Technically, Rashomon did not have a Rashomon plot. As in, the plot is not the way we think of it. The way it is parodied and played on, over and over again, in multiple shows. Still, that sort of “people remember things in different ways” plot is a staple of kids’ programming, at least in the US. Oh, not just kids’ programming—one of the best episodes of The X-Files uses the same structure for its first half. (Hello, early Luke Wilson role!) But there are a handful of classic movies that are riffed on all the time by kids’ shows, even when I’m not entirely convinced the showrunners are deliberately intended for parents to watch as well.

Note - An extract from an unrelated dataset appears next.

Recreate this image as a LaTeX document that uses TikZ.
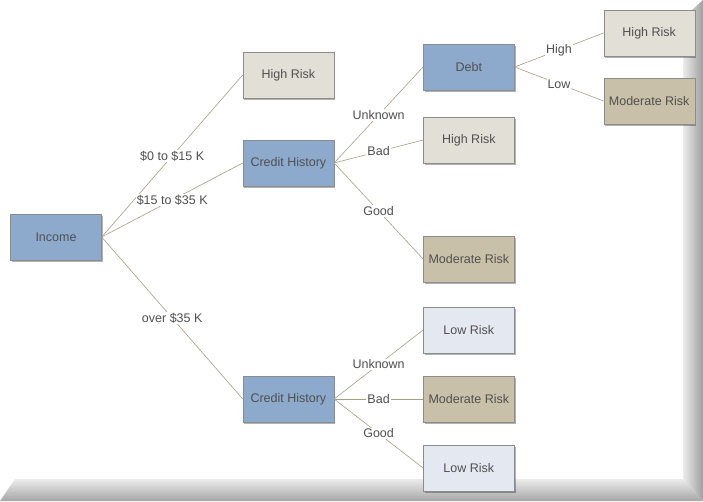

I mean, that’s what’s going on with Sesame Street. When you see Cookie Monster enter the remote town of Twin Beaks, it’s not because the show expects kids to be all-in on David Lynch. No more were they expecting kids my age to like I, Claudius and appreciate a good joke based on it. That was for our parents. And of course those are explicit parodies, not just “we’re going to go with this plot.” But there are a few movies that do show up a lot, either as parody or as inspiration.
Of course, when people do a Rear Window, they aren’t always right. But several shows have done a variant on Rear Window, where the person ends up witnessing things because they can’t move from where they are. And I think every chunk of Tales From Arcadia had at least one Rashomon episode. (I’ve only watched through Wizards once, because it’s not very good.) People frequently run in front of things like Indy in Raiders of the Lost Ark. Several of his other action set pieces show up in shows.
Another popular thing in kids’ shows is genre conventions—if you aren’t doing noir, are you even doing a show? Even in shows where it doesn’t entirely make sense. There’s often a superhero episode, or at least references to superhero genre conventions. Horror movie tropes come into play when a kid is dealing with something they don’t like, even if it’s as innocuous as vegetables. A lot of shows deal in ’50s sci-fi. Or Star Trek. If kids are trying to escape from somewhere, it’s also in a parody of Escape From Alcatraz or The Great Escape or something.
Oh, I’m sure these are mostly aimed at adults, or stoned college students, or something. But they also do the job of teaching kids about film and TV vocabulary. I’m not planning on showing my kids Who’s Afraid of Virginia Woolf any time soon, but when I do, they’ll recognize the interaction from the “taking care of an egg” episode of DC Super Hero Girls. (If you only watch one episode of the show, make it that one.) The way the Predator and the Terminator see the world will also be familiar to them should they get to either of those movies. And they are much more likely to get to Sam Spade in the near future, and he and the people around him in search of a certain statue of a bird will come as old friends.